A full museum tour begins by taking the elevator to the fourth floor and its excellent overview of “Gettysburg, July 1, 1863.” On all four floors, visitors turn right after emerging from the elevator; on the fourth floor, visitors immediately gaze into the gallery exhibit titled “We Have Come to Stay.”
Spend time on this floor to learn unfamiliar details about the first day’s action at Gettysburg.
The third floor focuses on “Caring for the Wounded.” Blending wartime photography and realistic mannequins in various settings (such as an operating room and a hospital ward), the gallery exhibits detail the medical care provided for Gettysburg’s pitiful wounded.
Look for the wounded Maine soldier depicted in a wartime photograph. The 16th Maine Infantry Regiment was wiped out less than a half mile from Schmucker Hall on July 1, 1863; look for a few 16th Maine-affiliated names in the printed information in “The Nurses” exhibit.
Of particular emotional impact on the third floor is “The Wounded” exhibit, where bloodied and mangled Union boys await a doctor’s attention.
The second floor focuses on “Faith and Freedom in America”; gallery exhibits include such titles as “The Seminarians,” “African Americans,” and “The Last Full Measure of Devotion.”
Located on the first floor are another gallery exhibit, the museum shop, and the restrooms.
And then there’s the cupola. While not the actual “Cupola” (a lightning strike nailed that historic architectural feature about 50 years after the battle), it’s the replacement for the cupola where John Buford stood on that far away day — and it’s worth the additional $20 spent on an admission ticket.
Cupola tours begin each half hour; visitors gather in the fourth-floor corridor next to the stairs that access the attic. Unlike the rest of the museum, the cupola is not handicap-accessible.
On this extraordinarily hot day, I experienced the greatest thrill imaginable at the museum: being the only person present during the 2 p.m. tour. The guide answered my rapid-fire questions and patiently waited while I took multiple photos.
He pointed out specific buildings at Gettysburg College and elsewhere that Buford would have seen to the east as he “glassed” the terrain while watching for John Reynolds and Union infantry. Views extended across portions of the July 1 battlefield and included East Cemetery Hill.
Gettysburg town has grown considerably since 1863; so have the local trees, which obscure some battlefield features when in leaf. The guide told me that after leaf fall, the Round Tops are visible to the south.

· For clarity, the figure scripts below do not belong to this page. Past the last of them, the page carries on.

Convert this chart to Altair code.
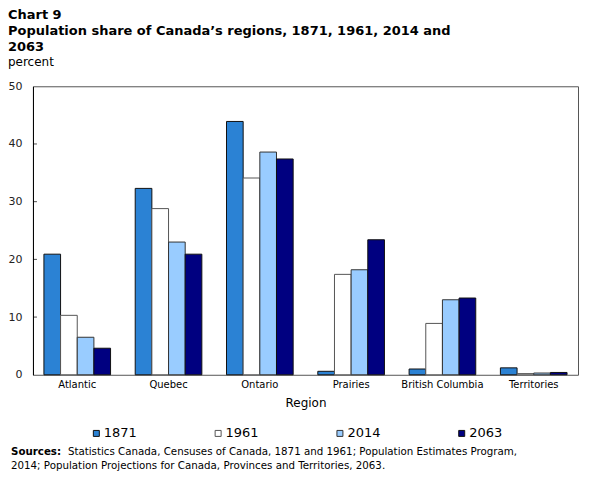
"""Chart 9: Population share of Canada's regions, 1871, 1961, 2014 and 2063"""

import pandas as pd
import altair as alt

regions = ["Atlantic", "Quebec", "Ontario", "Prairies", "British Columbia", "Territories"]
years = ["1871", "1961", "2014", "2063"]

share_1871 = [20.9, 32.3, 43.9, 0.6, 1.0, 1.2]
share_1961 = [10.3, 28.8, 34.1, 17.4, 8.9, 0.2]
share_2014 = [6.5, 23.0, 38.6, 18.2, 13.0, 0.3]
share_2063 = [4.6, 20.9, 37.4, 23.4, 13.3, 0.4]

y_ticks = [0, 10, 20, 30, 40, 50]

year_colors = ["#2b82d4", "#ffffff", "#99ccff", "#000080"]
year_strokes = ["#111111", "#555555", "#333333", "#111111"]

sources_line1 = "Statistics Canada, Censuses of Canada, 1871 and 1961; Population Estimates Program,"
sources_line2 = "2014; Population Projections for Canada, Provinces and Territories, 2063."

rows = []
for year, values in zip(years, [share_1871, share_1961, share_2014, share_2063]):
    for region, value in zip(regions, values):
        rows.append({"region": region, "year": year, "share": value})
data = pd.DataFrame(rows)

FONT = "DejaVu Sans"

bars = (
    alt.Chart(data)
    .mark_bar(strokeWidth=1)
    .encode(
        x=alt.X(
            "region:N",
            sort=regions,
            title="Region",
            scale=alt.Scale(paddingInner=0.27, paddingOuter=0.12),
            axis=alt.Axis(
                labelAngle=0,
                ticks=False,
                domain=False,
                labelFontSize=10,
                labelPadding=5,
                titleFontSize=12,
                titleFontWeight="normal",
                titlePadding=8,
                labelColor="black",
                titleColor="black",
            ),
        ),
        xOffset=alt.XOffset("year:N", sort=years),
        y=alt.Y(
            "share:Q",
            title=None,
            scale=alt.Scale(domain=[0, 50], nice=False),
            axis=alt.Axis(
                values=y_ticks,
                ticks=False,
                grid=False,
                domainColor="black",
                labelFontSize=11,
                labelPadding=11,
                labelColor="#222222",
            ),
        ),
        color=alt.Color(
            "year:N",
            sort=years,
            scale=alt.Scale(domain=years, range=year_colors),
            title=None,
            legend=alt.Legend(
                orient="none",
                direction="horizontal",
                legendX=57,
                legendY=341,
                symbolType="square",
                symbolSize=36,
                symbolStrokeWidth=1,
                labelFontSize=13,
                labelOffset=1,
                columnPadding=74,
                padding=0,
                labelColor="black",
            ),
        ),
        stroke=alt.Stroke(
            "year:N",
            sort=years,
            scale=alt.Scale(domain=years, range=year_strokes),
            legend=None,
        ),
    )
)

ticks = (
    alt.Chart(pd.DataFrame({"v": y_ticks[1:-1]}))
    .mark_tick(orient="horizontal", size=4, color="black", thickness=1)
    .encode(y=alt.Y("v:Q"), x=alt.value(2))
)

src_bold = (
    alt.Chart(pd.DataFrame({"t": ["Sources:"]}))
    .mark_text(align="left", baseline="alphabetic", fontWeight="bold", fontSize=10.3, font=FONT)
    .encode(text="t:N", x=alt.value(-22), y=alt.value(369))
)
src_1 = (
    alt.Chart(pd.DataFrame({"t": [sources_line1]}))
    .mark_text(align="left", baseline="alphabetic", fontSize=10.3, font=FONT)
    .encode(text="t:N", x=alt.value(35), y=alt.value(369))
)
src_2 = (
    alt.Chart(pd.DataFrame({"t": [sources_line2]}))
    .mark_text(align="left", baseline="alphabetic", fontSize=10.3, font=FONT)
    .encode(text="t:N", x=alt.value(-22), y=alt.value(383))
)

chart = (
    alt.layer(bars, ticks, src_bold, src_1, src_2)
    .properties(
        width=546,
        height=289,
        padding={"left": 0, "top": 1, "right": 5, "bottom": 5},
        title=alt.TitleParams(
            text=[
                "Chart 9",
                "Population share of Canada\u2019s regions, 1871, 1961, 2014 and",
                "2063",
            ],
            subtitle="percent",
            anchor="start",
            frame="bounds",
            fontSize=13,
            fontWeight="bold",
            lineHeight=16,
            subtitleFontSize=12,
            subtitleColor="black",
            subtitlePadding=3,
            offset=12,
            color="black",
        ),
    )
    .configure(font=FONT)
    .configure_view(stroke="#555555", strokeWidth=1)
)

chart.save("out.html", embed_options={"renderer": "svg", "actions": False})
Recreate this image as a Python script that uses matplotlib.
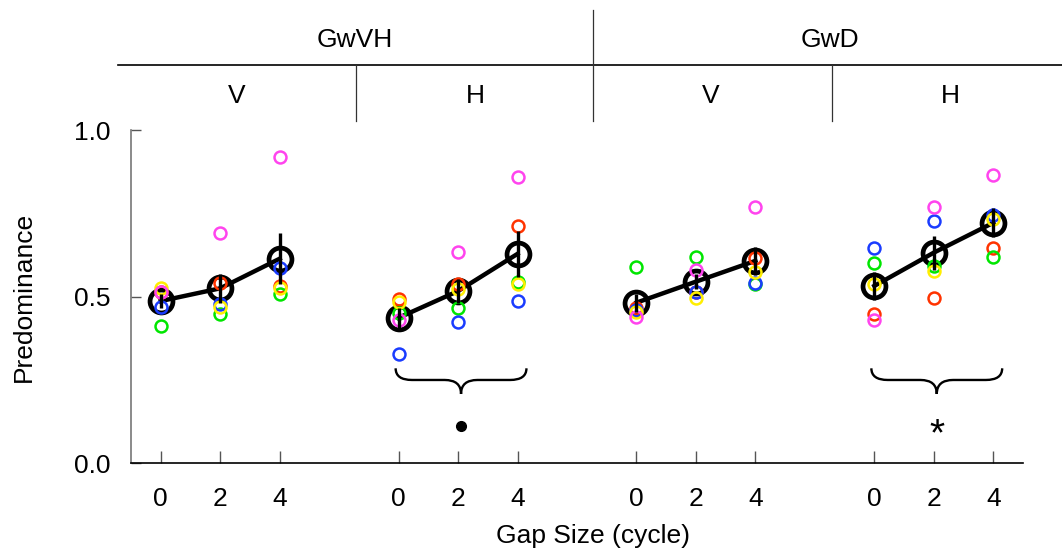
"""
Predominance vs. gap size for the GwVH and GwD conditions (V / H),
individual observers as coloured rings, group mean +/- SEM in black.
"""

import matplotlib.pyplot as plt
import numpy as np
from matplotlib.path import Path
from matplotlib.patches import PathPatch

plt.rcParams["font.family"] = ["Liberation Sans", "DejaVu Sans"]
plt.rcParams["font.size"] = 19

# Gap sizes (cycles) and the four panels, left to right
gaps = [0, 2, 4]
groups = ["GwVH", "GwD"]
panels = ["V", "H", "V", "H"]
panel_spacing = 8

# Individual observers, 12 values each: 4 panels x 3 gap sizes
red = [0.513, 0.540, 0.533, 0.493, 0.538, 0.712, 0.465, 0.514, 0.615, 0.448, 0.495, 0.647]
green = [0.413, 0.447, 0.508, 0.450, 0.465, 0.545, 0.590, 0.619, 0.537, 0.600, 0.592, 0.618]
blue = [0.468, 0.478, 0.585, 0.327, 0.425, 0.487, 0.460, 0.515, 0.540, 0.645, 0.728, 0.745]
yellow = [0.525, 0.470, 0.525, 0.483, 0.523, 0.538, 0.455, 0.497, 0.575, 0.538, 0.577, 0.733]
magenta = [0.515, 0.690, 0.918, 0.430, 0.633, 0.860, 0.440, 0.580, 0.770, 0.430, 0.768, 0.865]

observers = [
    (red, "#ff3300"),
    (green, "#00e600"),
    (blue, "#1a3cff"),
    (yellow, "#ffee00"),
    (magenta, "#ff44ee"),
]

# Significance marks under panels (panel index, symbol)
signif = [(1, "dot"), (3, "*")]

W, H = 1062, 548
fig = plt.figure(figsize=(W / 100, H / 100), dpi=100)
ax = fig.add_axes([131 / W, (H - 463.3) / H, (1023 - 131) / W, (463.3 - 130) / H])

subj = np.array([o[0] for o in observers])
mean = subj.mean(axis=0)
sem = subj.std(axis=0, ddof=1) / np.sqrt(subj.shape[0])

xs_all = []
for p in range(len(panels)):
    xs = np.array(gaps) + p * panel_spacing
    xs_all.extend(xs)
    sl = slice(3 * p, 3 * p + 3)
    ax.plot(xs, mean[sl], color="black", lw=3.2, marker="o", ms=16.5,
            mfc="none", mec="black", mew=3.4, zorder=2)
    for vals, col in observers:
        ax.plot(xs, np.array(vals)[sl], ls="none", marker="o", ms=8.6,
                mfc="none", mec=col, mew=1.8, zorder=3)
    ax.errorbar(xs, mean[sl], yerr=sem[sl], fmt="none", ecolor="black",
                elinewidth=2.4, capsize=0, zorder=4)


def brace(ax, xc, half=2.2, top=0.285, mid=0.25, tip=0.208, r=0.55):
    verts, codes = [], []
    for s in (-1, 1):
        verts += [(xc + s * half, top), (xc + s * half, mid),
                  (xc + s * (half - r), mid), (xc + s * r, mid),
                  (xc, mid), (xc, tip)]
        codes += [Path.MOVETO, Path.CURVE3, Path.CURVE3, Path.LINETO,
                  Path.CURVE3, Path.CURVE3]
    ax.add_patch(PathPatch(Path(verts, codes), fill=False, lw=1.7,
                           edgecolor="black", zorder=3))


for p, sym in signif:
    xc = p * panel_spacing + 2.1
    brace(ax, xc)
    if sym == "dot":
        ax.plot([xc], [0.113], marker="o", ms=7, color="black")
    else:
        ax.text(xc, 0.085, sym, ha="center", va="center", fontsize=28)

ax.set_xlim(-1, 29)
ax.set_ylim(0, 1)
ax.set_xticks(xs_all)
ax.set_xticklabels([str(g) for g in gaps] * len(panels))
ax.set_yticks([0, 0.5, 1.0])
ax.set_yticklabels(["0.0", "0.5", "1.0"])
ax.tick_params(axis="x", direction="in", length=9, width=1, color="#555555", pad=17)
ax.tick_params(axis="y", direction="in", length=7, width=1, color="#555555", pad=15)
ax.spines["top"].set_visible(False)
ax.spines["right"].set_visible(False)
ax.spines["left"].set_color("#777777")
ax.spines["left"].set_linewidth(1.2)
ax.spines["bottom"].set_linewidth(1.2)
ax.set_xlabel("Gap Size (cycle)")
ax.xaxis.set_label_coords((593 - 131) / 892, -0.182)
ax.set_ylabel("Predominance")
ax.yaxis.set_label_coords(-0.107, 0.5)

# Header strip with condition labels, laid out in pixel units
hdr = fig.add_axes([0, (H - 130) / H, 1, 130 / H])
hdr.set_xlim(0, W)
hdr.set_ylim(130, 0)
hdr.axis("off")
hdr.plot([118, W], [65, 65], color="black", lw=1.2)
hdr.plot([593, 593], [10, 121], color="#333333", lw=0.9)
for xv in (356, 832):
    hdr.plot([xv, xv], [65, 121], color="#333333", lw=0.9)
for xt, name in zip((355, 830), groups):
    hdr.text(xt, 40, name, ha="center", va="center")
for xt, name in zip((237, 475, 711, 950), panels):
    hdr.text(xt, 96, name, ha="center", va="center")

fig.savefig("out.png", dpi=100)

Visitors who have the time should walk along the new, museum-affiliated trail that winds across the seminary grounds east and west of Seminary Ridge (the road). Historical markers denote events taking place at particular sites; west of the road, visitors also enjoy good views of such landmarks as McPherson’s Woods and the Unfinished Railroad Cut (identified by its Park Service bridge).
The museum is open 10 a.m. to 5 p.m., daily, but actual days of operation vary with the season.